# [What the task asks]
Take the lines of the data below from the very first through the line containing "plt.rcParams['font.family'] = ['Roboto', 'DejaVu" and output them exactly, pictures excluded.

# [Stored rows]
##############################
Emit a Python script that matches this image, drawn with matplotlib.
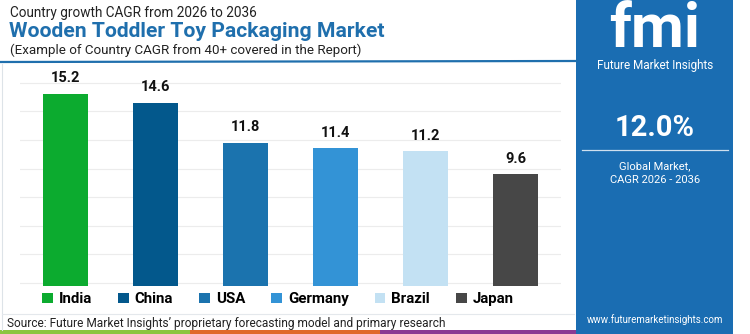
import matplotlib.pyplot as plt
from matplotlib.patches import Rectangle
from matplotlib.lines import Line2D

plt.rcParams['font.family'] = ['Roboto', 'DejaVu Sans']

countries = ['India', 'China', 'USA', 'Germany', 'Brazil', 'Japan']
cagr = [15.2, 14.6, 11.8, 11.4, 11.2, 9.6]
bar_colors = ['#0cab2f', '#03588c', '#1b73ae', '#3393d6', '#c3e1f3', '#474747']
global_cagr = '12.0%'

W, H = 750, 334
fig = plt.figure(figsize=(7.5, 3.34), dpi=100)
fig.patch.set_facecolor('white')


def fx(px):
    return px / W


def fy(py):
    return 1 - py / H


# right blue panel
fig.patches.append(Rectangle((fx(576), 0), fx(157), 1, transform=fig.transFigure,
                             facecolor='#1a6db2', edgecolor='none', zorder=0))

# bottom colour stripe
for x0, x1, c in [(0, 190, '#8cc540'), (190, 380, '#e0692c'), (380, 576, '#8a3a93')]:
    fig.patches.append(Rectangle((fx(x0), 0), fx(x1 - x0), 4 / H, transform=fig.transFigure,
                                 facecolor=c, edgecolor='none', zorder=1))

# title separator line
fig.add_artist(Line2D([fx(0), fx(576)], [fy(62), fy(61)], color='#1f6fad', lw=1.6,
                      transform=fig.transFigure))
# light frame around source
fig.add_artist(Line2D([fx(2), fx(2)], [fy(64), fy(330)], color='#dde3e8', lw=0.8,
                      transform=fig.transFigure))
fig.add_artist(Line2D([fx(2), fx(574)], [fy(314), fy(314)], color='#e4e8ec', lw=0.8,
                      transform=fig.transFigure))

# titles
fig.text(fx(10), fy(13), 'Country growth CAGR from 2026 to 2036', fontsize=9.8,
         color='#222222', va='center', ha='left')
fig.text(fx(9), fy(31.5), 'Wooden Toddler Toy Packaging Market', fontsize=15.2,
         fontweight='bold', color='#1f6fad', va='center', ha='left')
fig.text(fx(10), fy(50), '(Example of Country CAGR from 40+ covered in the Report)',
         fontsize=9.6, color='#222222', va='center', ha='left')

# bar chart
ax = fig.add_axes([fx(20), fy(286), fx(541), (286 - 75) / H])
x = range(len(countries))
bars = ax.bar(x, cagr, width=0.5, color=bar_colors, zorder=3)
ax.set_xlim(-0.5, len(countries) - 0.5)
ax.set_ylim(1.8, 16.53)
ax.set_yticks([2, 4, 6, 8, 10, 12, 14, 16])
ax.grid(axis='y', color='#ececec', lw=0.8, zorder=0)
ax.tick_params(left=False, bottom=False, labelleft=False, labelbottom=False)
for s in ax.spines.values():
    s.set_visible(False)
ax.set_facecolor('none')
for xi, v in zip(x, cagr):
    ax.text(xi, v + 0.6, f'{v}', ha='center', va='bottom', fontsize=10.5,
            fontweight='bold', color='#111111')

# legend
fig.legend(bars, countries, loc='center', bbox_to_anchor=(fx(278), fy(299)), ncol=6,
           frameon=False, handlelength=0.7, handleheight=0.7, handletextpad=0.4,
           columnspacing=1.75, prop={'weight': 'bold', 'size': 10.8})

fig.text(fx(7), fy(323), 'Source: Future Market Insights\u2019 proprietary forecasting model and primary research',
         fontsize=8.6, color='#222222', va='center', ha='left')

# right panel text
fig.text(fx(655), fy(30), 'fmi', fontsize=44, fontweight='bold', color='white',
         ha='center', va='center')
fig.text(fx(655), fy(66), 'Future Market Insights', fontsize=8.5, color='white',
         ha='center', va='center')
fig.text(fx(655), fy(128), global_cagr, fontsize=21, fontweight='bold', color='white',
         ha='center', va='center')
fig.add_artist(Line2D([fx(582), fx(728)], [fy(150), fy(150)], color='#cfe0ef', lw=0.9,
                      transform=fig.transFigure))
fig.text(fx(655), fy(166), 'Global Market,', fontsize=8, color='white',
         ha='center', va='center')
fig.text(fx(655), fy(180), 'CAGR 2026 - 2036', fontsize=8, color='white',
         ha='center', va='center')
fig.text(fx(655), fy(320), 'www.futuremarketinsights.com', fontsize=7, color='white',
         ha='center', va='center')

fig.savefig('out.png', dpi=100, facecolor='white')
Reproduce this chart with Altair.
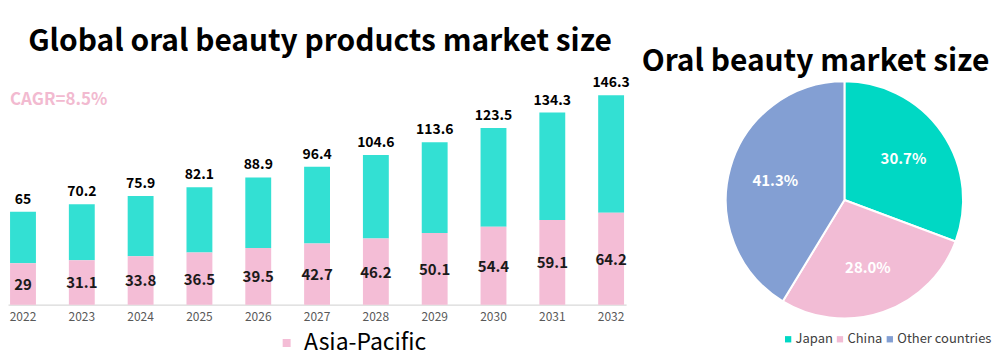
import altair as alt
import pandas as pd

years = ["2022", "2023", "2024", "2025", "2026", "2027", "2028", "2029", "2030", "2031", "2032"]
totals = [65, 70.2, 75.9, 82.1, 88.9, 96.4, 104.6, 113.6, 123.5, 134.3, 146.3]
asia = [29, 31.1, 33.8, 36.5, 39.5, 42.7, 46.2, 50.1, 54.4, 59.1, 64.2]
total_labels = ["65", "70.2", "75.9", "82.1", "88.9", "96.4", "104.6", "113.6", "123.5", "134.3", "146.3"]
asia_labels = ["29", "31.1", "33.8", "36.5", "39.5", "42.7", "46.2", "50.1", "54.4", "59.1", "64.2"]

regions = ["Japan", "China", "Other countries"]
shares = [30.7, 28.0, 41.3]
share_labels = ["30.7%", "28.0%", "41.3%"]

bar_title = "Global oral beauty products market size"
pie_title = "Oral beauty market size"
cagr_text = "CAGR=8.5%"

FONT = "Noto Sans CJK SC"
TEAL = "#33E0D3"
PINK = "#F4BDD6"
PIE_COLORS = ["#00D8C4", "#F2BCD5", "#839FD3"]

bars = pd.DataFrame({
    "year": years, "total": totals, "asia": asia,
    "tl": total_labels, "al": asia_labels,
    "mid": [a / 2 for a in asia], "series": ["Asia-Pacific"] * len(years),
})
pie = pd.DataFrame({"region": regions, "value": shares, "lab": share_labels, "idx": [0, 1, 2]})

xs = alt.X("year:N", title=None,
           scale=alt.Scale(range=[0, 620], paddingInner=0.56, paddingOuter=0.035),
           axis=alt.Axis(labelAngle=0, ticks=False, labelFontSize=12, labelColor="#595959",
                         labelFont=FONT, labelPadding=7, domainColor="#D9D9D9", domainWidth=1.5))
yscale = alt.Scale(domain=[0, 207])

teal = alt.Chart(bars).mark_bar(color=TEAL).encode(
    x=xs, y=alt.Y("total:Q", scale=yscale, axis=None), y2="asia:Q")
pink = alt.Chart(bars).mark_bar().encode(
    x=xs, y=alt.Y("asia:Q", scale=yscale, axis=None),
    color=alt.Color("series:N", scale=alt.Scale(range=[PINK]),
                    legend=alt.Legend(orient="none", legendX=268, legendY=324, title=None,
                                      direction="horizontal", symbolType="square", symbolSize=64,
                                      labelFontSize=23, labelFont=FONT, labelColor="#000000",
                                      labelOffset=6, symbolStrokeWidth=0, padding=0)))
top_txt = alt.Chart(bars).mark_text(baseline="bottom", dy=-5, fontSize=14, fontWeight="bold",
                                    font=FONT, color="#000000").encode(
    x=xs, y=alt.Y("total:Q", scale=yscale), text="tl:N")
mid_txt = alt.Chart(bars).mark_text(baseline="middle", dy=1, fontSize=15, fontWeight="bold",
                                    font=FONT, color="#1a1a1a").encode(
    x=xs, y=alt.Y("mid:Q", scale=yscale), text="al:N")

ann = pd.DataFrame({"t": [bar_title]})
t1 = alt.Chart(ann).mark_text(fontSize=30, fontWeight="bold", font=FONT, color="#000000",
                              align="center", baseline="middle").encode(
    x=alt.value(313), y=alt.value(34), text="t:N")
ann2 = pd.DataFrame({"t": [pie_title]})
t2 = alt.Chart(ann2).mark_text(fontSize=30, fontWeight="bold", font=FONT, color="#000000",
                               align="center", baseline="middle").encode(
    x=alt.value(810), y=alt.value(54), text="t:N")
ann3 = pd.DataFrame({"t": [cagr_text]})
t3 = alt.Chart(ann3).mark_text(fontSize=17, fontWeight="bold", font=FONT, color="#F2BAD0",
                               align="left", baseline="middle").encode(
    x=alt.value(2), y=alt.value(92), text="t:N")

arcs = alt.Chart(pie).mark_arc(outerRadius=119, stroke="white", strokeWidth=2).encode(
    theta=alt.Theta("value:Q", stack=True),
    order=alt.Order("idx:Q"),
    x=alt.value(839), y=alt.value(192),
    color=alt.Color("region:N", sort=regions,
                    scale=alt.Scale(domain=regions, range=PIE_COLORS),
                    legend=alt.Legend(orient="none", legendX=776, legendY=325, title=None,
                                      direction="horizontal", symbolType="square", symbolSize=40,
                                      labelFontSize=13, labelFont=FONT, labelColor="#404040",
                                      columnPadding=0, labelOffset=1, symbolStrokeWidth=0,
                                      padding=0)))
pie_txt = alt.Chart(pie).mark_text(radius=72, fontSize=15, fontWeight="bold", font=FONT,
                                   color="white").encode(
    theta=alt.Theta("value:Q", stack=True),
    order=alt.Order("idx:Q"),
    x=alt.value(839), y=alt.value(192),
    text="lab:N")

chart = alt.layer(teal, pink, top_txt, mid_txt, t1, t2, t3, arcs, pie_txt).resolve_scale(
    color="independent"
).properties(width=984, height=297, padding=0).configure_view(stroke=None)

chart.save("out.html", embed_options={"renderer": "svg", "actions": False})
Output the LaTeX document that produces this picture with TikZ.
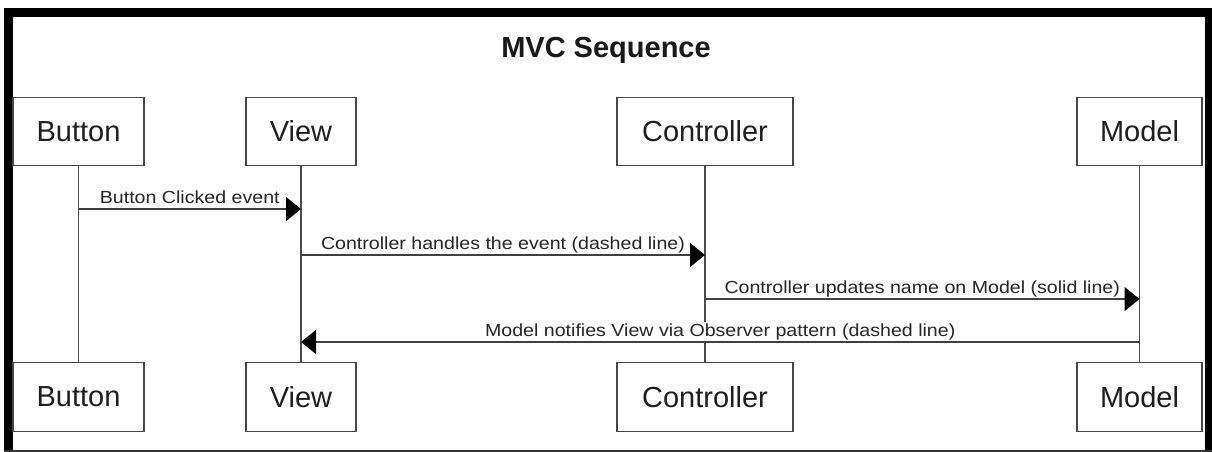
\documentclass[tikz,border=0pt]{standalone}
\usepackage{fontspec}
\setmainfont{Liberation Sans}
\newfontfamily\msgfont[FakeStretch=1.12]{Liberation Sans}
\usetikzlibrary{arrows.meta}

\begin{document}
\begin{tikzpicture}[x=1pt,y=-1pt,
  actor/.style={draw=black!72, line width=1.3pt, fill=white, inner sep=0pt,
    minimum height=68.5pt, font=\fontsize{29}{34}\selectfont, text=black!88},
  lifeline/.style={draw=black!70, line width=1.3pt},
  msg/.style={draw=black!75, line width=1.3pt,
    -{Triangle[length=15pt,width=24pt,color=black]}},
  msglabel/.style={anchor=base, yshift=6pt, inner xsep=1pt, inner ysep=1pt,
    fill=white, font=\msgfont\fontsize{17.5}{20}\selectfont, text=black!85},
  frame/.style={fill=black}]

% canvas and frame
\useasboundingbox (0,0) rectangle (1212,452);
\fill[white] (0,0) rectangle (1212,452);
\fill[frame] (4,8) rectangle (1212,17);
\fill[frame] (4,8) rectangle (13,452);
\fill[frame] (1205,8) rectangle (1212,452);
\fill[black!80] (4,449.5) rectangle (1212,452);

% title
\node[anchor=base, inner sep=0pt, font=\fontsize{29}{34}\selectfont\bfseries,
  text=black!90] (title) at (606,58) {MVC Sequence};

% participants (top row)
\node[actor, minimum width=131pt] (bTop) at (78.5,131.5) {Button};
\node[actor, minimum width=110pt] (vTop) at (301,131.5) {View};
\node[actor, minimum width=176pt] (cTop) at (705,131.5) {Controller};
\node[actor, minimum width=125pt] (mTop) at (1139.5,131.5) {Model};

% participants (bottom row)
\node[actor, minimum width=131pt] (bBot) at (78.5,397) {Button};
\node[actor, minimum width=110pt] (vBot) at (301,397) {View};
\node[actor, minimum width=176pt] (cBot) at (705,397) {Controller};
\node[actor, minimum width=125pt] (mBot) at (1139.5,397) {Model};

% lifelines
\draw[lifeline] (bTop.south) -- (bBot.north);
\draw[lifeline] (vTop.south) -- (vBot.north);
\draw[lifeline] (cTop.south) -- (cBot.north);
\draw[lifeline] (mTop.south) -- (mBot.north);

% message levels
\coordinate (y1) at (0,209);
\coordinate (y2) at (0,255);
\coordinate (y3) at (0,299);
\coordinate (y4) at (0,342);

% messages
\draw[msg] (bTop.south |- y1) -- node[msglabel] {Button Clicked event} (vTop.south |- y1);
\draw[msg] (vTop.south |- y2) -- node[msglabel] {Controller handles the event (dashed line)} (cTop.south |- y2);
\draw[msg] (cTop.south |- y3) -- node[msglabel] {Controller updates name on Model (solid line)} (mTop.south |- y3);
\draw[msg] (mTop.south |- y4) -- node[msglabel] {Model notifies View via Observer pattern (dashed line)} (vTop.south |- y4);
\end{tikzpicture}
\end{document}
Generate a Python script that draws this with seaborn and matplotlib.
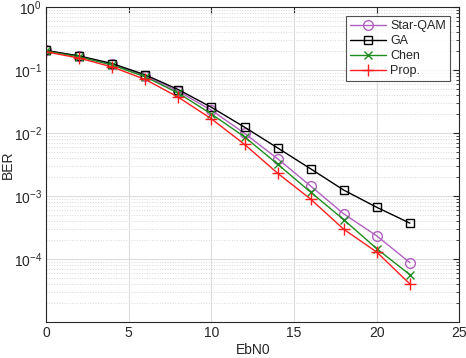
##############################
# [Complete output]
Emit a Python script that matches this image, drawn with matplotlib.
import matplotlib.pyplot as plt
from matplotlib.patches import Rectangle
from matplotlib.lines import Line2D

plt.rcParams['font.family'] = ['Roboto', 'DejaVu Sans']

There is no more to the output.